Epidemic de Lars von Trier - 1987
Le bon Lars aura attendu que sa carrière démarre vraiment avant de produire son film de fin d'études, ce qui ne manque pas de panache. Epidemic a en effet tout du film expérimental roublard tel qu'en produisent les élèves en cinéma, et le moins qu'on puisse dire est qu'il ne marche pas vraiment sur les traces de ses ancêtres. Avec ce film (comme avec Element of Crime, dans une moindre mesure), on voit vraiment naître un cinéaste, un regard, et tous les éléments du cinéma de von Trier sont déjà là, les plus gavants (prétention, dandysme, provocation gratuite) comme les plus géniaux (le sens du regard, la brutalité, la radicalité). A part Dreyer, dont on reconnaît ce goût pour le noir et blanc très contrasté, la lenteur des rythmes, et le mélange de mysticisme et de violence crue, et à part Tarkovski, dont il reprend quelques plans, difficile de rattacher ce machin résolument barré à qui que ce soit, et on peut considérer ça comme une qualité.
Le film n'est pas un chef-d'oeuvre, trop alourdi par des tics de petit génie un peu soûlants : Lars veut se démarquer, et s'il y arrive c'est souvent au prix d'une philosophie un peu courte, de pas mal de plans inutilement malsains, d'une volonté puérile de rester opaque. On ne comprend pas trop certaines idées, comme celle de laisser le titre du film dans le coin gauche de l'écran, du début à la fin, comme cette scène de dissection, comme ces détails de personnages inutiles (l'obsession du producteur pour les anoraks, gu ?). Franchement, sauf à prendre des poses d'intellectuel maudit, on ne voit pas pourquoi von Trier s'évertue à brouiller les pistes : son scénario est pourtant simplissime et intéressant, et aurait largement pu suffire sans rajouter ces motifs pompeux.

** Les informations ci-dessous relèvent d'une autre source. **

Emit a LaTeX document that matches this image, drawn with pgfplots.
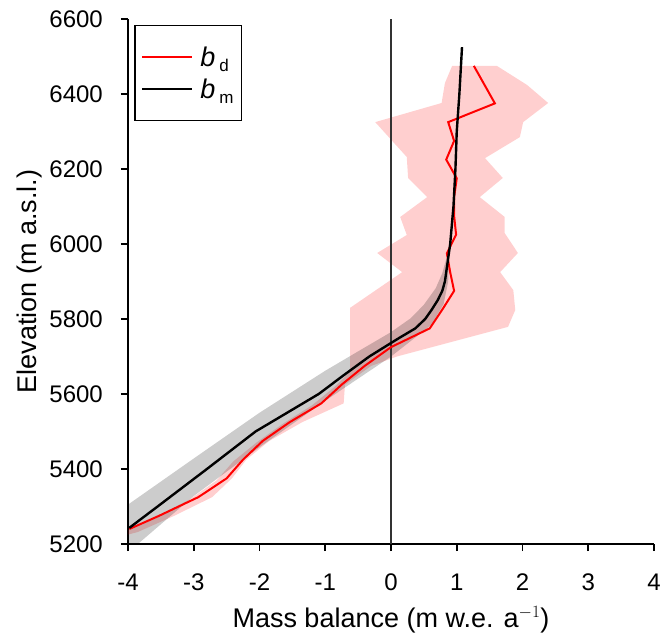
\documentclass[border=0pt]{standalone}
\usepackage{pgfplots}
\pgfplotsset{compat=1.18}
\usepackage{fontspec}
\setmainfont{Liberation Sans}
\newcommand{\legb}[1]{\hspace{5pt}{\fontsize{27}{30}\selectfont\textit{b}}\hspace{4pt}\raisebox{-5pt}{\fontsize{17}{19}\selectfont #1}\hspace{14pt}}
\begin{document}
\begin{tikzpicture}
\begin{axis}[
  name=ax,
  scale only axis, width=526pt, height=525pt,
  xmin=-4, xmax=4, ymin=5200, ymax=6600,
  axis x line=bottom, axis y line=left,
  axis line style={line width=1.6pt, -},
  xtick={-4,-3,...,4}, ytick={5200,5400,...,6600},
  tick align=outside, major tick length=7pt,
  tick style={line width=1.6pt, black},
  scaled y ticks=false,
  /pgf/number format/assume math mode=true,
  /pgf/number format/1000 sep={},
  tick label style={font=\fontsize{24}{28}\selectfont},
  xticklabel style={anchor=base, inner sep=0pt, yshift=-39pt},
  yticklabel style={anchor=east, inner sep=0pt, xshift=-18pt},
  xlabel={Mass balance (m w.e. a$^{-1}$)},
  ylabel={Elevation (m a.s.l.)},
  label style={font=\fontsize{27}{32}\selectfont, inner sep=0pt},
  xlabel style={at={(axis description cs:0.5,0)}, anchor=base, yshift=-83pt},
  ylabel style={at={(axis description cs:0,0.5)}, anchor=base, yshift=91pt},
  legend style={at={(0.012,0.989)}, anchor=north west, draw=black, line width=1.4pt,
    inner xsep=6pt, inner ysep=19pt, row sep=7pt,
    font=\fontsize{24}{28}\selectfont,
    cells={anchor=west}},
  legend image code/.code={\draw[#1] (0pt,0pt) -- (50pt,0pt);},
]
% pink uncertainty band of b_d
\addplot[draw=none, fill=red, fill opacity=0.19, forget plot] coordinates {
(0.93,6475) (1.61,6475) (2.07,6424) (2.39,6376) (2.01,6325) (1.96,6285)
(1.43,6229) (1.70,6176) (1.35,6125) (1.73,6072) (1.73,6029) (1.93,5976)
(1.66,5925) (1.86,5877) (1.89,5824) (1.78,5779) (0.09,5700) (-0.30,5675)
(-0.70,5625) (-0.72,5575) (-1.35,5525) (-1.85,5475) (-2.20,5425) (-2.42,5375)
(-2.72,5325) (-3.30,5275) (-3.85,5232) (-4.0,5225) (-4.0,5238)
(-3.60,5270) (-3.05,5320) (-2.65,5370) (-2.40,5420) (-2.05,5470) (-1.65,5520)
(-1.20,5570) (-0.85,5620) (-0.62,5660) (-0.62,5830) (0.17,5925) (-0.21,5976)
(0.24,6024) (0.14,6072) (0.55,6125) (0.26,6176) (0.24,6232) (-0.24,6325)
(0.77,6376) (0.82,6429) } -- cycle;
% grey uncertainty band of b_m
\addplot[draw=none, fill=black, fill opacity=0.2, forget plot] coordinates {
(-4.0,5305) (-3.0,5428) (-2.0,5550) (-1.0,5662) (-0.4,5724) (0.0,5765)
(0.3,5802) (0.5,5838) (0.68,5882) (0.78,5922) (0.84,5960)
(0.88,5960) (0.87,5900) (0.80,5840) (0.62,5785) (0.40,5755) (0.0,5700)
(-1.0,5582) (-2.0,5458) (-3.0,5328) (-3.85,5200) (-4.0,5200) } -- cycle;
% zero line
\addplot[line width=1.5pt, color=black!80, forget plot] coordinates {(0,5200) (0,6600)};
% b_d
\addplot[color=red, line width=2pt] coordinates {
(-3.98,5240) (-3.53,5275) (-2.93,5325) (-2.50,5375) (-2.25,5425) (-1.95,5475)
(-1.54,5525) (-1.06,5575) (-0.75,5625) (-0.40,5675) (0.0,5725) (0.59,5775)
(0.78,5825) (0.96,5875) (0.90,5925) (0.85,5975) (0.99,6025) (0.96,6075)
(0.96,6125) (1.0,6175) (0.84,6225) (0.96,6275) (0.87,6325) (1.58,6375)
(1.42,6425) (1.26,6475) };
\addlegendentry{\legb{d}}
% b_m
\addplot[color=black, line width=2.4pt] coordinates {
(-3.98,5243) (-3.55,5300) (-2.80,5400) (-2.06,5500) (-1.10,5600) (-0.72,5650)
(-0.33,5700) (0.0,5736) (0.13,5750) (0.37,5775) (0.52,5800) (0.62,5825)
(0.71,5850) (0.78,5875) (0.82,5900) (0.86,5950) (0.90,6000) (0.95,6100)
(0.98,6200) (1.00,6300) (1.04,6400) (1.08,6525) };
\addlegendentry{\legb{m}}
\end{axis}
\path ([xshift=-128pt,yshift=-95pt]ax.south west) rectangle ([xshift=8pt,yshift=19pt]ax.north east);
\end{tikzpicture}
\end{document}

Mais malgré ces réserves, ça fonctionne plus que bien : le gars arrive à parler métaphysique avec profondeur, livrant avec 2 francs 6 sous une ample réflexion sur le réel et l'imaginaire, sur la force des images, et même, en creux, peut-être, sur l'identité européenne. On suit en parallèle deux histoires : celle du réalisateur et de son associé écrivant un scénario dans leur appartement ou sur la route ; et celle du film lui-même, montrant le voyage d'un médecin qui veut lutter contre une épidémie qui s'étend à l'Europe, et qui propage lui-même le virus. Deux mondes différents qui peu à peu vont se mêler, l'associé tombant malade, les décors se vidant vers de plus en plus de morbidité, et la peste faisant au final une apparition tonitruante dans le monde réel. On peut y voir un essai sur la force de l'inspiration (la création qui envahit la réalité, classique) ou sur l'obsession vréatrice ; mais tout ça est fait avec un tel humour "à froid" qu'on peut aussi voir ça comme une grosse farce provocatrice sans vraie direction. On apprend dans les bonus que Epidemic a été fait sur un pari (réaliser un film avec un budget dérisoire en quelques jours et sans scénario), et ma foi, le résultat ressemble à ça : un coup d'audace fabriqué par un génie "bridé". Le dernier quart-d'heure, malgré la contrainte, n'a rien à envier aux meilleurs films d'horreur : il est proprement stupéfiant, insupportable, et possède l'aura des meilleurs brulôts undergrounds qui soient. On y sent déjà la patte des Idiots, avec ce jusqu'au-boutisme dans le malsain qui force le respect.